Virginia's law allows for the sending of unsolicited bulk e-mail, but makes it a crime for senders to hide their identities if they're sending more than 10,000 pieces of e-mail in a single 24-hour period, or 100,000 in a 30-day period.

Evidence from his original trial showed that Jaynes had sent more than 12,000 unsolicited e-mails on a single day in July 2003--right after Virginia's law took effect--and more than that on two other days that month. He had also gone to lengths to hide the origin of those e-mails.

A Loudoun County jury had convicted Jaynes of three counts of spamming, and sentenced him to nine years in jail. He was the first person in the nation convicted of a felony for sending spam e-mails.

Jaynes had appealed, on the basis that Virginia's law was a violation of the First Amendment, and that the trial court lacked jurisdiction because his e-mail messages went through numerous servers and routers.

His attorneys also complained that nine years was too long of a sentence, given that Jaynes was an out-of-state resident and the law had taken effect just two weeks before his illegal actions.

Also filing briefs on behalf of the defendant were the Rutherford Institute and the American Civil Liberties Union.

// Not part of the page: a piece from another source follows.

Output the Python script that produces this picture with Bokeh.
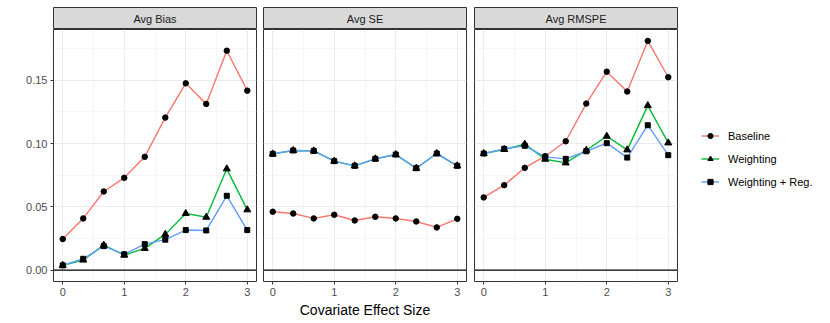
from bokeh.plotting import figure
from bokeh.layouts import row, column
from bokeh.models import Range1d, FixedTicker, Span, Legend, LegendItem, PrintfTickFormatter
from bokeh.core.properties import value
from bokeh.embed import file_html
from bokeh.resources import INLINE

# ---------------- data ----------------
effect_size = [0, 0.333, 0.667, 1, 1.333, 1.667, 2, 2.333, 2.667, 3]
panel_titles = ["Avg Bias", "Avg SE", "Avg RMSPE"]
methods = ["Baseline", "Weighting", "Weighting + Reg."]

bias_baseline = [0.0245, 0.0408, 0.0621, 0.0729, 0.0895, 0.1205, 0.1476, 0.1313, 0.1734, 0.1418]
bias_weighting = [0.0037, 0.0079, 0.0197, 0.0118, 0.0171, 0.0282, 0.0447, 0.0418, 0.0800, 0.0476]
bias_weighting_reg = [0.0037, 0.0089, 0.0189, 0.0124, 0.0205, 0.0240, 0.0316, 0.0313, 0.0587, 0.0316]

se_baseline = [0.0461, 0.0447, 0.0408, 0.0437, 0.0392, 0.0421, 0.0408, 0.0384, 0.0337, 0.0405]
se_weighting = [0.0918, 0.0945, 0.0942, 0.0861, 0.0824, 0.0879, 0.0913, 0.0805, 0.0921, 0.0824]
se_weighting_reg = [0.0918, 0.0945, 0.0942, 0.0861, 0.0824, 0.0879, 0.0913, 0.0805, 0.0921, 0.0824]

rmspe_baseline = [0.0574, 0.0671, 0.0808, 0.0900, 0.1018, 0.1316, 0.1568, 0.1411, 0.1811, 0.1524]
rmspe_weighting = [0.0921, 0.0953, 0.0995, 0.0876, 0.0847, 0.0947, 0.1058, 0.0950, 0.1300, 0.1005]
rmspe_weighting_reg = [0.0921, 0.0958, 0.0982, 0.0895, 0.0879, 0.0939, 0.1003, 0.0889, 0.1145, 0.0908]

x_ticks = [0, 1, 2, 3]
x_minor_ticks = [0.5, 1.5, 2.5]
y_ticks = [0.0, 0.05, 0.10, 0.15]
y_minor_ticks = [0.025, 0.075, 0.125, 0.175]
x_label = "Covariate Effect Size"

panel_data = [
    [bias_baseline, bias_weighting, bias_weighting_reg],
    [se_baseline, se_weighting, se_weighting_reg],
    [rmspe_baseline, rmspe_weighting, rmspe_weighting_reg],
]

# ---------------- styles ----------------
FONT = "Liberation Sans"
colors = ["#F8766D", "#00BA38", "#619CFF"]
markers = ["circle", "triangle", "square"]
marker_sizes = [5.5, 7, 5]

all_vals = [v for panel in panel_data for s in panel for v in s]
y_lo = min(0.0, min(all_vals))
y_hi = max(all_vals)
y_pad = 0.05 * (y_hi - y_lo)
x_pad = 0.05 * (max(effect_size) - min(effect_size))

x_range = Range1d(min(effect_size) - x_pad, max(effect_size) + x_pad)
y_range = Range1d(y_lo - y_pad, y_hi + y_pad)

FRAME_W = 203
TOP = 7
STRIP_H = 22
FRAME_H = 252
BOTTOM = 41

columns = []
for i, (title, series) in enumerate(zip(panel_titles, panel_data)):
    ml = 53 if i == 0 else 4
    mr = 4 if i == 1 else 3
    w = ml + FRAME_W + mr

    strip = figure(width=w, height=TOP + STRIP_H, x_range=x_range, y_range=Range1d(0, 1),
                   output_backend="svg", toolbar_location=None,
                   x_axis_location=None, y_axis_location=None,
                   min_border_left=ml, min_border_right=mr,
                   min_border_top=TOP, min_border_bottom=0,
                   background_fill_color="#d9d9d9", border_fill_color="white",
                   outline_line_color="#333333", outline_line_width=1)
    strip.grid.visible = False
    strip.text(x=[(x_range.start + x_range.end) / 2], y=[0.5], text=[title],
               text_align="center", text_baseline="middle",
               text_font=value(FONT), text_font_size="11px", text_color="#1a1a1a")

    p = figure(width=w, height=FRAME_H + BOTTOM, x_range=x_range, y_range=y_range,
               output_backend="svg", toolbar_location=None,
               y_axis_location="left" if i == 0 else None,
               min_border_left=ml, min_border_right=mr,
               min_border_top=0, min_border_bottom=BOTTOM,
               background_fill_color="white", border_fill_color="white",
               outline_line_color="#333333", outline_line_width=1)

    p.xaxis.ticker = FixedTicker(ticks=x_ticks, minor_ticks=x_minor_ticks)
    p.xaxis.axis_line_color = None
    p.xaxis.major_tick_line_color = "#333333"
    p.xaxis.major_tick_out = 3
    p.xaxis.major_tick_in = 0
    p.xaxis.minor_tick_line_color = None
    p.xaxis.major_label_text_font = FONT
    p.xaxis.major_label_text_font_size = "11px"
    p.xaxis.major_label_text_color = "#4d4d4d"
    p.xaxis.major_label_standoff = 2
    if i == 1:
        p.xaxis.axis_label = x_label
        p.xaxis.axis_label_text_font = FONT
        p.xaxis.axis_label_text_font_size = "14px"
        p.xaxis.axis_label_text_font_style = "normal"
        p.xaxis.axis_label_text_color = "black"
        p.xaxis.axis_label_standoff = 3

    if i == 0:
        p.yaxis.ticker = FixedTicker(ticks=y_ticks, minor_ticks=y_minor_ticks)
        p.yaxis.formatter = PrintfTickFormatter(format="%.2f")
        p.yaxis.axis_line_color = None
        p.yaxis.major_tick_line_color = "#333333"
        p.yaxis.major_tick_out = 3
        p.yaxis.major_tick_in = 0
        p.yaxis.minor_tick_line_color = None
        p.yaxis.major_label_text_font = FONT
        p.yaxis.major_label_text_font_size = "11px"
        p.yaxis.major_label_text_color = "#4d4d4d"
        p.yaxis.major_label_standoff = 2
    p.ygrid.ticker = FixedTicker(ticks=y_ticks, minor_ticks=y_minor_ticks)

    p.xgrid.ticker = FixedTicker(ticks=x_ticks, minor_ticks=x_minor_ticks)
    p.grid.grid_line_color = "#ebebeb"
    p.grid.grid_line_width = 1.1
    p.grid.minor_grid_line_color = "#f2f2f2"
    p.grid.minor_grid_line_width = 0.7

    for s, c in zip(series, colors):
        p.line(effect_size, s, line_color=c, line_width=1.4)
    for s, m, sz in zip(series, markers, marker_sizes):
        p.scatter(effect_size, s, marker=m, size=sz, fill_color="black", line_color="black")

    p.add_layout(Span(location=0, dimension="width", line_color="black", line_width=1.3))

    columns.append(column(strip, p, spacing=0))

# ---------------- legend ----------------
LEG_W = 146
total_h = TOP + STRIP_H + FRAME_H + BOTTOM
lg = figure(width=LEG_W, height=total_h, x_range=Range1d(0, 1), y_range=Range1d(0, 1),
            output_backend="svg", toolbar_location=None,
            x_axis_location=None, y_axis_location=None,
            min_border_left=0, min_border_right=0, min_border_top=0, min_border_bottom=0,
            outline_line_color=None, background_fill_color="white", border_fill_color="white")
lg.grid.visible = False
items = []
for name, c, m in zip(methods, colors, markers):
    lr = lg.line([-10, -9], [-10, -9], line_color=c, line_width=1.4)
    sr = lg.scatter([-10], [-10], marker=m, size=5, fill_color="black", line_color="black")
    items.append(LegendItem(label=name, renderers=[lr, sr]))
legend = Legend(items=items, location=(21, total_h - 188), orientation="vertical",
                glyph_width=18, glyph_height=13, spacing=10, label_standoff=9,
                label_text_font=FONT, label_text_font_size="11px", label_text_color="black",
                padding=0, margin=0, border_line_color=None, background_fill_alpha=0,
                label_height=13)
lg.add_layout(legend)

layout = row(*columns, lg, spacing=0)
open("out.html", "w").write(file_html(layout, INLINE))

In rejecting Jaynes' appeal, the Court of Appeals opinion--written by Judge James Haley Jr. , a former Stafford County judge-- said that Virginia did have jurisdiction because the spam e-mails for which Jaynes was charged all went to AOL subscribers, and AOL's servers are in Virginia.

The court also rejected Jaynes' constitutional challenge, saying that while anonymous speech is protected by the First Amendment, Virginia's anti-spam law prohibits not the anonymity but the "trespassing on private computer networks through intentional misrepresentation, an activity that merits no First Amendment protection "

"The statute prohibits the falsification of the sender's routing and transmission information to gain access to a computer network that would otherwise be inaccessible. In short, the statute prohibits lying to commit a trespass."

The court also rejected several other arguments of Jaynes', including that the language in the Virginia Code was vague.

In short, Haley wrote, "Appellant's conduct is exactly the conduct the statute seeks to criminalize, and appellant intentionally undertook those acts."

Attorney General Bob McDonnell praised the Court of Appeals ruling, and said the state will ask the trial judge to order Jaynes to begin serving his nine-year sentence, which had been suspended while he appealed.

"Spam costs Virginia citizens and businesses thousands of dollars every year in lost time and resources," McDonnell said in a written release. "Online fraud is a costly and serious crime. Today's ruling reinforces Virginia's Anti-Spam Act, and further protects the people of the Commonwealth from identity thieves and cyber criminals."

Contacted by The Associated Press, Jaynes' attorney, Tom Wolf, declined to comment until he had time to evaluate the ruling.

The jury had also convicted Jaynes' sister, Jessica DeGroot, but recommended only a $7,500 fine. Her conviction was later dismissed by the judge. A third defendant, Richard Rutkowski of Cary, N.C., was acquitted.